The new generational mindset--what one farm visionary is thinking of as
Agriculture 3.0--even shows up in heartening ways in more traditionally commercial ventures, like
a two+ minute ad for the (healthy) fast-food chain Chipotle. Chipotle emphasizes its non-factory-farmed ingredients, and the ad is a mini-history of the industrialization and nascent reinvention of agriculture. A pig farmer expands and mechanizes his business, only to end up seeing his pigs being compressed into big pink food cubes on a factory conveyor belt; after a dark night of the soul (above), he goes back to older methods, selling to Chipotle rather than to a faceless food processor.
Like the Farm Bill Hackathon, the Chipotle ad distills a lot of information into a narrative that is over-simple in some ways but not without nuance. For example, it hints that factory farming was the product as much of farmers' desire to improve their operations as of evil corporate profit-seeking. As one of the ad team puts it in the
"making of" video, the farmer "ends up with this factory farm out of having good intentions or wanting to...build a successful business"--an important point to remember as we try to figure out how to dismantle or resist the industrialized food system. The ad itself also has a DIY feel to it, and although it was accomplished with highly sophisticated equipment, its stop-motion animation using handmade figures is the kind of thing that could easily be done with less high-end tools and disseminated in less high-budget ways.
There's a long history of Americans seeing the next great technology as the solution to the problems of the previous ones, so I don't want to oversell the potential of the Internet, which is already turning out to have downsides of its own.

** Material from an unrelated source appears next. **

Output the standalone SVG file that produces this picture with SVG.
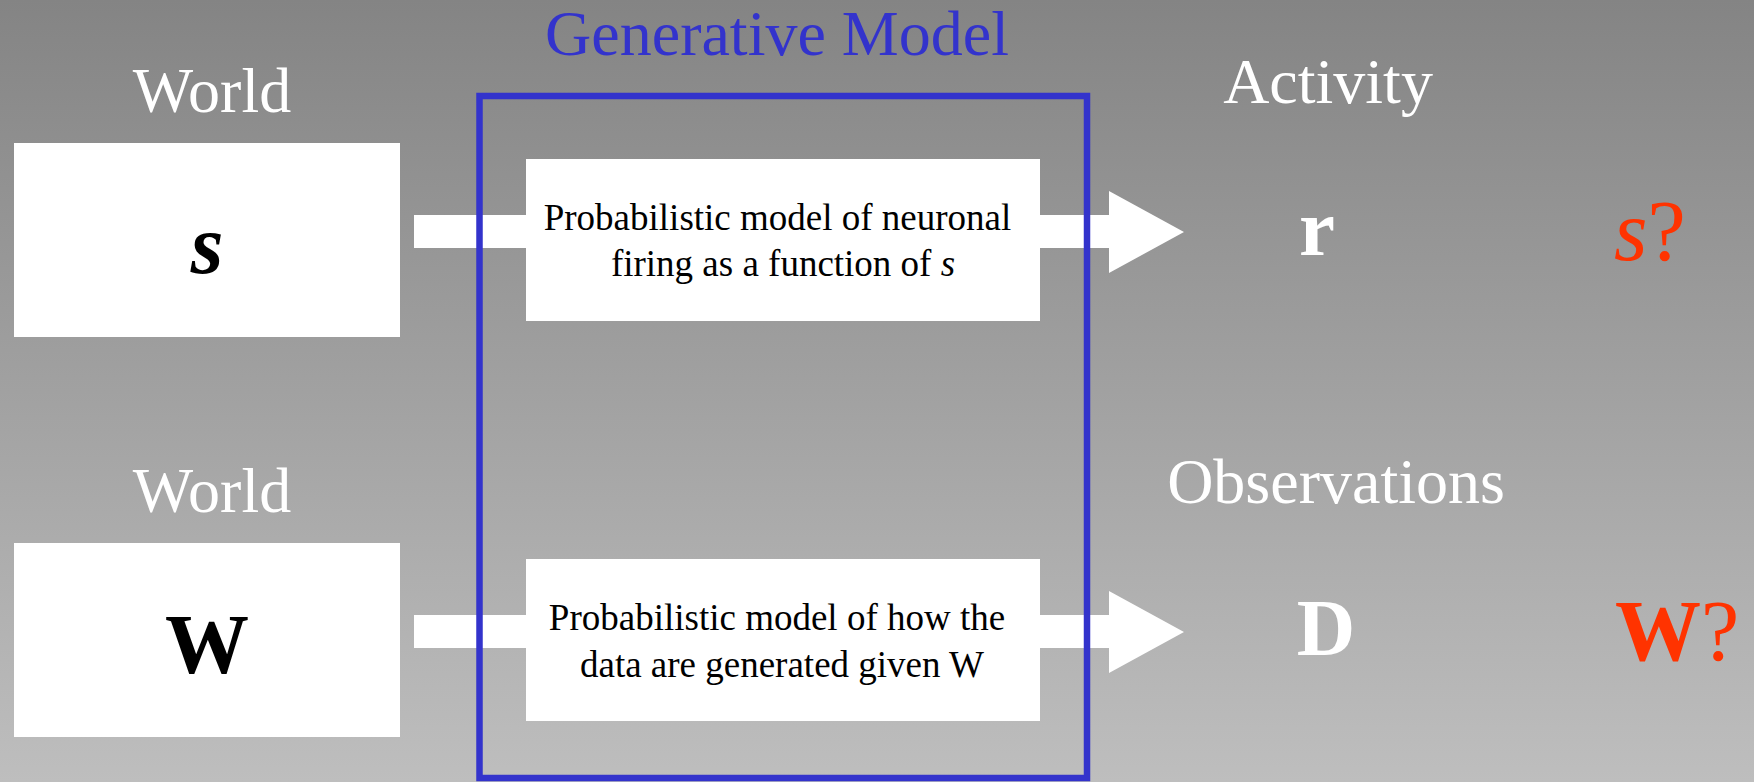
<svg xmlns="http://www.w3.org/2000/svg" width="1754" height="782" viewBox="0 0 1754 782">
  <defs>
    <linearGradient id="bg" x1="0" y1="0" x2="0" y2="1">
      <stop offset="0" stop-color="#848484"/>
      <stop offset="1" stop-color="#bebebe"/>
    </linearGradient>
  </defs>
  <style>
    text { font-family: "Liberation Serif", "Times New Roman", serif; }
    .label { fill: #ffffff; font-size: 64px; text-anchor: middle; }
    .title { fill: #3333cc; font-size: 64px; text-anchor: middle; }
    .box { fill: #ffffff; }
    .body { fill: #000000; font-size: 37px; text-anchor: middle; }
    .sym { fill: #000000; font-size: 84px; text-anchor: middle; }
    .out { fill: #ffffff; font-size: 81px; font-weight: bold; text-anchor: middle; }
    .ask { fill: #ff3300; font-size: 86px; }
    .arrow { fill: #ffffff; }
    .frame { fill: none; stroke: #3333cc; stroke-width: 6.5; }
  </style>

  <rect x="0" y="0" width="1754" height="782" fill="url(#bg)"/>

  <!-- block arrows from the world to the outputs -->
  <g id="connectors">
    <polygon class="arrow" points="414,215 1109,215 1109,191 1184,232 1109,273 1109,248 414,248"/>
    <polygon class="arrow" points="414,615 1109,615 1109,591 1184,632 1109,673 1109,648 414,648"/>
  </g>

  <!-- generative model frame -->
  <g id="generative-model">
    <rect class="frame" x="479.5" y="96" width="607.5" height="682"/>
    <text class="title" x="777" y="55">Generative Model</text>
  </g>

  <!-- top row: stimulus -> neuronal activity -->
  <g id="world-s">
    <text class="label" x="212" y="112">World</text>
    <rect class="box" x="14" y="143" width="386" height="194"/>
    <text class="sym" x="207" y="273" font-size="82" font-weight="bold" font-style="italic">s</text>
  </g>

  <g id="model-firing">
    <rect class="box" x="526" y="159" width="514" height="162"/>
    <text class="body" x="777.5" y="230">Probabilistic model of neuronal</text>
    <text class="body" x="783" y="276">firing as a function of <tspan font-style="italic">s</tspan></text>
  </g>

  <g id="activity-r">
    <text class="label" x="1328" y="103">Activity</text>
    <text class="out" x="1317" y="255">r</text>
  </g>

  <g id="infer-s">
    <text class="ask" x="1614" y="260"><tspan font-style="italic">s</tspan>?</text>
  </g>

  <!-- bottom row: world parameters -> observed data -->
  <g id="world-w">
    <text class="label" x="212" y="512">World</text>
    <rect class="box" x="14" y="543" width="386" height="194"/>
    <text class="sym" x="207" y="673" font-weight="bold">W</text>
  </g>

  <g id="model-data">
    <rect class="box" x="526" y="559" width="514" height="162"/>
    <text class="body" x="777" y="630">Probabilistic model of how the</text>
    <text class="body" x="782" y="677">data are generated given W</text>
  </g>

  <g id="observations-d">
    <text class="label" x="1336" y="503">Observations</text>
    <text class="out" x="1326" y="655">D</text>
  </g>

  <g id="infer-w">
    <text class="ask" x="1615" y="660"><tspan font-weight="bold">W</tspan>?</text>
  </g>
</svg>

But one of the exciting things about it is how well it combines with older, retro, and muscle-powered technologies. Young farmers' use of digital technology gives me hope that this may be a much more
selective adoption of the latest new thing than some of the earlier attempts to revitalize small-scale farming by maximizing its efficiency through mechanization. This strikes me as more akin to how Amish and Mennonite farmers have approached technology: with a careful eye on how it might maintain and enhance community rather than unraveling it.
And the whole combination strikes me as just what a lot of historic sites have been looking for: a way to expand their publics, share and aggregate the knowledge they've collected, and strike a healthy balance between tech-savviness and an insistence on the importance of tangible places and experiences. I'm not proposing anything specific here, which is sort of the whole point--I'm just thinking that if young farmers brought their inventive crop mob mentality to farming and learning at historic sites, and if public historians embraced that do-it-yourself ethos with a trifle more abandon than we tend to see in the field, some very exciting things might start to happen.